CHALLENGE
Locate every line in the records below that contains the word "code", and copy each one.

DATA SHOWN

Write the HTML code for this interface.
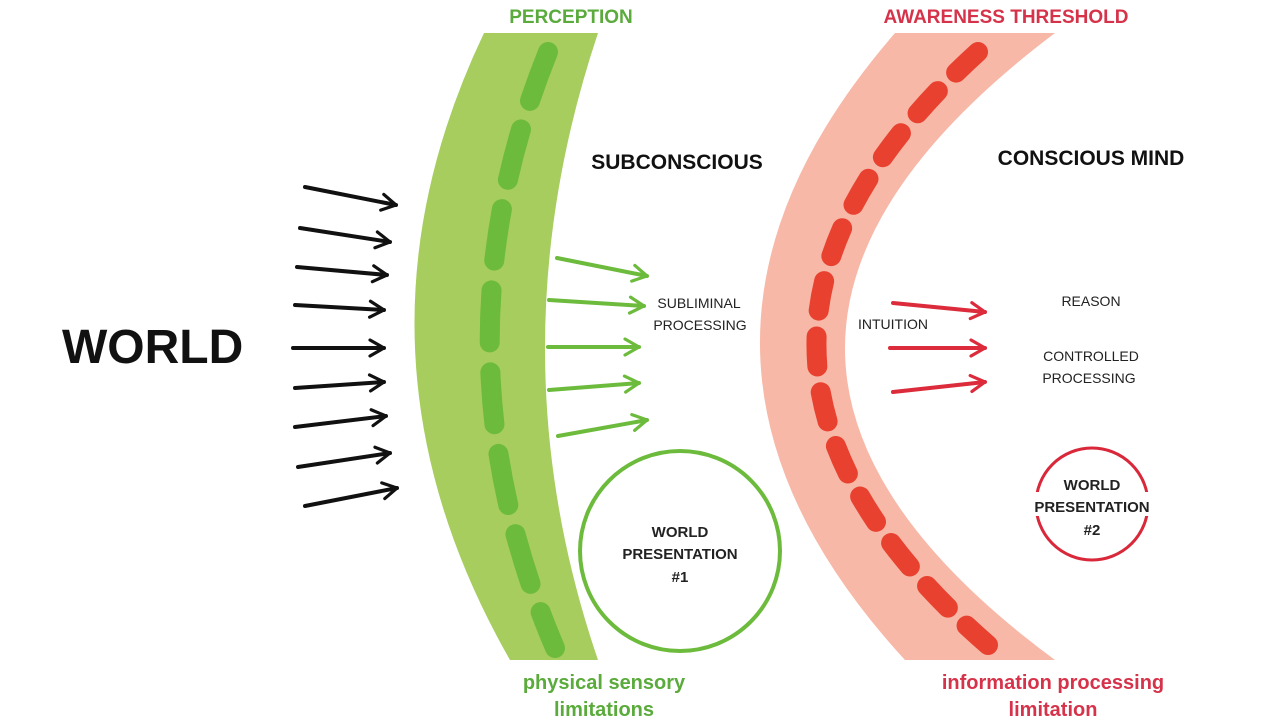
<!DOCTYPE html>
<html><head><meta charset="utf-8"><style>
html,body{margin:0;padding:0;background:#fff;}
svg{display:block;}
text{font-family:"Liberation Sans",sans-serif;}
</style></head><body>
<svg width="1280" height="720" viewBox="0 0 1280 720" xmlns="http://www.w3.org/2000/svg">
<defs>
<marker id="ab" viewBox="0 0 10 10" refX="8" refY="5" markerWidth="5" markerHeight="5" orient="auto" markerUnits="strokeWidth"><path d="M1,1 L8,5 L1,9" fill="none" stroke="#111" stroke-width="1.6" stroke-linecap="round" stroke-linejoin="round"/></marker>
<marker id="ag" viewBox="0 0 10 10" refX="8" refY="5" markerWidth="5" markerHeight="5" orient="auto" markerUnits="strokeWidth"><path d="M1,1 L8,5 L1,9" fill="none" stroke="#6cbb3c" stroke-width="1.6" stroke-linecap="round" stroke-linejoin="round"/></marker>
<marker id="ar" viewBox="0 0 10 10" refX="8" refY="5" markerWidth="5" markerHeight="5" orient="auto" markerUnits="strokeWidth"><path d="M1,1 L8,5 L1,9" fill="none" stroke="#dc2b3b" stroke-width="1.6" stroke-linecap="round" stroke-linejoin="round"/></marker>
</defs>

<!-- green band -->
<path d="M484,33 Q333,350 510,660 L598,660 Q492,350 598,33 Z" fill="#a6cd5e"/>
<path d="M548,52 Q428,350 555,648" fill="none" stroke="#6cbb3c" stroke-width="20" stroke-linecap="round" stroke-dasharray="52 30"/>

<!-- red band -->
<path d="M895,33 Q620,350 905,660 L1055,660 Q635,350 1055,33 Z" fill="#f7b8a8"/>
<path d="M978,52 Q650,350 988,645" fill="none" stroke="#e8412f" stroke-width="20" stroke-linecap="round" stroke-dasharray="30 26"/>

<!-- black arrows -->
<g stroke="#111" stroke-width="4" stroke-linecap="round" fill="none" marker-end="url(#ab)">
<line x1="305" y1="187" x2="396" y2="205"/>
<line x1="300" y1="228" x2="390" y2="242"/>
<line x1="297" y1="267" x2="387" y2="275"/>
<line x1="295" y1="305" x2="384" y2="310"/>
<line x1="293" y1="348" x2="384" y2="348"/>
<line x1="295" y1="388" x2="384" y2="382"/>
<line x1="295" y1="427" x2="386" y2="416"/>
<line x1="298" y1="467" x2="390" y2="453"/>
<line x1="305" y1="506" x2="397" y2="488"/>
</g>
<!-- green arrows -->
<g stroke="#6cbb3c" stroke-width="4" stroke-linecap="round" fill="none" marker-end="url(#ag)">
<line x1="557" y1="258" x2="647" y2="276"/>
<line x1="549" y1="300" x2="644" y2="306"/>
<line x1="548" y1="347" x2="639" y2="347"/>
<line x1="549" y1="390" x2="639" y2="383"/>
<line x1="558" y1="436" x2="647" y2="420"/>
</g>
<!-- red arrows -->
<g stroke="#dc2b3b" stroke-width="4" stroke-linecap="round" fill="none" marker-end="url(#ar)">
<line x1="893" y1="303" x2="985" y2="312"/>
<line x1="890" y1="348" x2="985" y2="348"/>
<line x1="893" y1="392" x2="985" y2="382"/>
</g>

<circle cx="680" cy="551" r="100" fill="none" stroke="#6cbb3c" stroke-width="4"/>
<circle cx="1092" cy="504" r="56" fill="none" stroke="#d9283a" stroke-width="3"/>
<rect x="1028" y="492" width="128" height="24" fill="#fff"/>

<text x="62" y="363" font-size="48" font-weight="bold" fill="#111">WORLD</text>
<text x="571" y="23" font-size="19" font-weight="bold" fill="#5aab3c" text-anchor="middle">PERCEPTION</text>
<text x="1006" y="23" font-size="19" font-weight="bold" fill="#d6334a" text-anchor="middle">AWARENESS THRESHOLD</text>
<text x="677" y="169" font-size="21" font-weight="bold" fill="#111" text-anchor="middle">SUBCONSCIOUS</text>
<text x="1091" y="165" font-size="21" font-weight="bold" fill="#111" text-anchor="middle">CONSCIOUS MIND</text>
<g font-size="14" fill="#222" text-anchor="middle">
<text x="699" y="308">SUBLIMINAL</text>
<text x="700" y="330">PROCESSING</text>
<text x="893" y="329">INTUITION</text>
<text x="1091" y="306">REASON</text>
<text x="1091" y="361">CONTROLLED</text>
<text x="1089" y="383">PROCESSING</text>
</g>
<g font-size="15" font-weight="bold" fill="#222" text-anchor="middle">
<text x="680" y="537">WORLD</text>
<text x="680" y="559">PRESENTATION</text>
<text x="680" y="582">#1</text>
<text x="1092" y="490">WORLD</text>
<text x="1092" y="512">PRESENTATION</text>
<text x="1092" y="535">#2</text>
</g>
<g font-size="20" font-weight="bold" fill="#5aab3c" text-anchor="middle">
<text x="604" y="689">physical sensory</text>
<text x="604" y="716">limitations</text>
</g>
<g font-size="20" font-weight="bold" fill="#d6334a" text-anchor="middle">
<text x="1053" y="689">information processing</text>
<text x="1053" y="716">limitation</text>
</g>
</svg>
</body></html>
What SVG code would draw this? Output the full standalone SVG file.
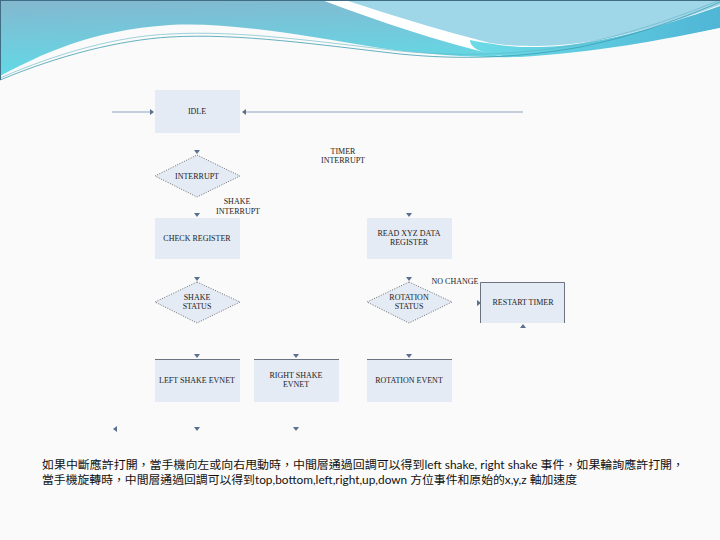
<svg xmlns="http://www.w3.org/2000/svg" width="720" height="540" viewBox="0 0 720 540">
<style>
.box{fill:#e4ebf5;}
.dia{fill:#e4ebf5;stroke:#4a4a4a;stroke-width:0.8;stroke-dasharray:1 1.5;}
.lbl{font-family:"Liberation Serif",serif;font-size:8px;fill:#222;text-anchor:middle;}
.edge{stroke:#8ea4bf;stroke-width:1;fill:none;}
.top{stroke:#6b7280;stroke-width:1;fill:none;}
.ah{fill:#5b6f8e;}
.cn{font-family:"Lato","Noto Sans CJK TC",sans-serif;font-size:11.5px;fill:#111;}
</style>
<defs>
<linearGradient id="gL" x1="0" y1="0" x2="0.25" y2="1">
<stop offset="0" stop-color="#84b7cf"/>
<stop offset="1" stop-color="#5fdde8"/>
</linearGradient>
<linearGradient id="gC" x1="0" y1="0" x2="1" y2="0">
<stop offset="0" stop-color="#6cdbe6"/>
<stop offset="1" stop-color="#4fb6d6"/>
</linearGradient>
<polygon id="ad" points="-3,-4 3,-4 0,0"/>
</defs>
<rect width="720" height="540" fill="#fafafa"/>
<g id="header">
<rect x="0" y="0" width="720" height="80" fill="url(#gL)"/>
<path d="M322,0 C380,22 440,42 500,56 L720,56 L720,0 Z" fill="#ffffff"/>
<path d="M345,0 L720,0 L720,5 C680,20 620,40 560,45 C530,47 510,46 490,43 C440,30 390,15 345,0 Z" fill="#9fd6e8"/>
<path d="M470,40 C510,48 530,48 560,46 C620,40 680,20 720,6 L720,28 C660,42 600,52 530,57 C490,58 470,50 470,40 Z" fill="url(#gC)"/>
<path d="M0,80 L0,76 C40,55 90,30 170,25 C230,22 300,35 380,48 C430,55 480,58 520,57 C600,52 660,40 720,28 L720,80 Z" fill="#fafafa"/>
<path d="M0,80 C60,55 120,40 170,37 C240,33 320,45 400,54 C460,60 520,58 580,47 C640,35 690,15 720,2" fill="none" stroke="#3f9db0" stroke-width="0.8"/>
<path d="M0,78 C60,52 120,36 170,34 C240,30 320,42 400,51 C460,57 520,55 580,44 C640,32 690,12 720,0" fill="none" stroke="#5fb3c2" stroke-width="0.6"/>
<path d="M0,0.5 H720 M0.5,0 V80" stroke="#3f6d84" stroke-width="1"/>
</g>
<g id="connectors">
<line class="edge" x1="112" y1="112" x2="151" y2="112"/>
<line class="edge" x1="523" y1="112" x2="245" y2="112"/>
<use href="#ad" class="ah" transform="translate(154,112) rotate(-90)"/>
<use href="#ad" class="ah" transform="translate(242,112) rotate(90)"/>
<use href="#ad" class="ah" transform="translate(197,154)"/>
<use href="#ad" class="ah" transform="translate(197,217)"/>
<use href="#ad" class="ah" transform="translate(409,217)"/>
<use href="#ad" class="ah" transform="translate(197,281)"/>
<use href="#ad" class="ah" transform="translate(409,281)"/>
<use href="#ad" class="ah" transform="translate(197,358)"/>
<use href="#ad" class="ah" transform="translate(296,358)"/>
<use href="#ad" class="ah" transform="translate(409,358)"/>
<use href="#ad" class="ah" transform="translate(197,431)"/>
<use href="#ad" class="ah" transform="translate(296,431)"/>
<use href="#ad" class="ah" transform="translate(481,303) rotate(-90)"/>
<use href="#ad" class="ah" transform="translate(523,324) rotate(180)"/>
<use href="#ad" class="ah" transform="translate(113,429) rotate(90)"/>
<text class="lbl" x="343" y="154">TIMER</text>
<text class="lbl" x="343" y="163">INTERRUPT</text>
<text class="lbl" x="237" y="204">SHAKE</text>
<text class="lbl" x="238" y="214">INTERRUPT</text>
<text class="lbl" x="455" y="284">NO CHANGE</text>
</g>
<g id="idle"><rect class="box" x="155" y="90" width="85" height="43"/><text class="lbl" x="197" y="114">IDLE</text></g>
<g id="interrupt"><polygon class="dia" points="197,155 240,176 197,197 155,176"/><text class="lbl" x="197" y="179">INTERRUPT</text></g>
<g id="check-register"><rect class="box" x="155" y="218" width="85" height="41"/><text class="lbl" x="197" y="241">CHECK REGISTER</text></g>
<g id="read-xyz"><rect class="box" x="367" y="218" width="85" height="41"/><text class="lbl" x="409" y="236">READ XYZ DATA</text><text class="lbl" x="409" y="245">REGISTER</text></g>
<g id="shake-status"><polygon class="dia" points="197,282 240,302 197,323 155,302"/><text class="lbl" x="197" y="300">SHAKE</text><text class="lbl" x="197" y="309">STATUS</text></g>
<g id="rotation-status"><polygon class="dia" points="409,282 452,302 409,323 367,302"/><text class="lbl" x="409" y="300">ROTATION</text><text class="lbl" x="409" y="309">STATUS</text></g>
<g id="restart-timer"><rect class="box" x="480" y="282" width="85" height="41"/><path class="top" d="M480.5,323 V282.5 H564.5 V323"/><text class="lbl" x="523" y="305">RESTART TIMER</text></g>
<g id="left-shake"><rect class="box" x="155" y="359" width="85" height="43"/><path class="top" d="M155,359.5 H240"/><text class="lbl" x="197" y="383">LEFT SHAKE EVNET</text></g>
<g id="right-shake"><rect class="box" x="254" y="359" width="85" height="43"/><path class="top" d="M254,359.5 H339"/><text class="lbl" x="296" y="378">RIGHT SHAKE</text><text class="lbl" x="296" y="387">EVNET</text></g>
<g id="rotation-event"><rect class="box" x="367" y="359" width="85" height="43"/><path class="top" d="M367,359.5 H452"/><text class="lbl" x="409" y="383">ROTATION EVENT</text></g>
<g id="note">
<text class="cn" x="42" y="469" textLength="642" lengthAdjust="spacingAndGlyphs">如果中斷應許打開，當手機向左或向右甩動時，中間層通過回調可以得到left shake, right shake 事件，如果輪詢應許打開，</text>
<text class="cn" x="42" y="484" textLength="535" lengthAdjust="spacingAndGlyphs">當手機旋轉時，中間層通過回調可以得到top,bottom,left,right,up,down 方位事件和原始的x,y,z 軸加速度</text>
</g>
</svg>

REPLY TO THE TASK
Write the HTML code for this interface.
What SVG code would draw this? Output the full standalone SVG file.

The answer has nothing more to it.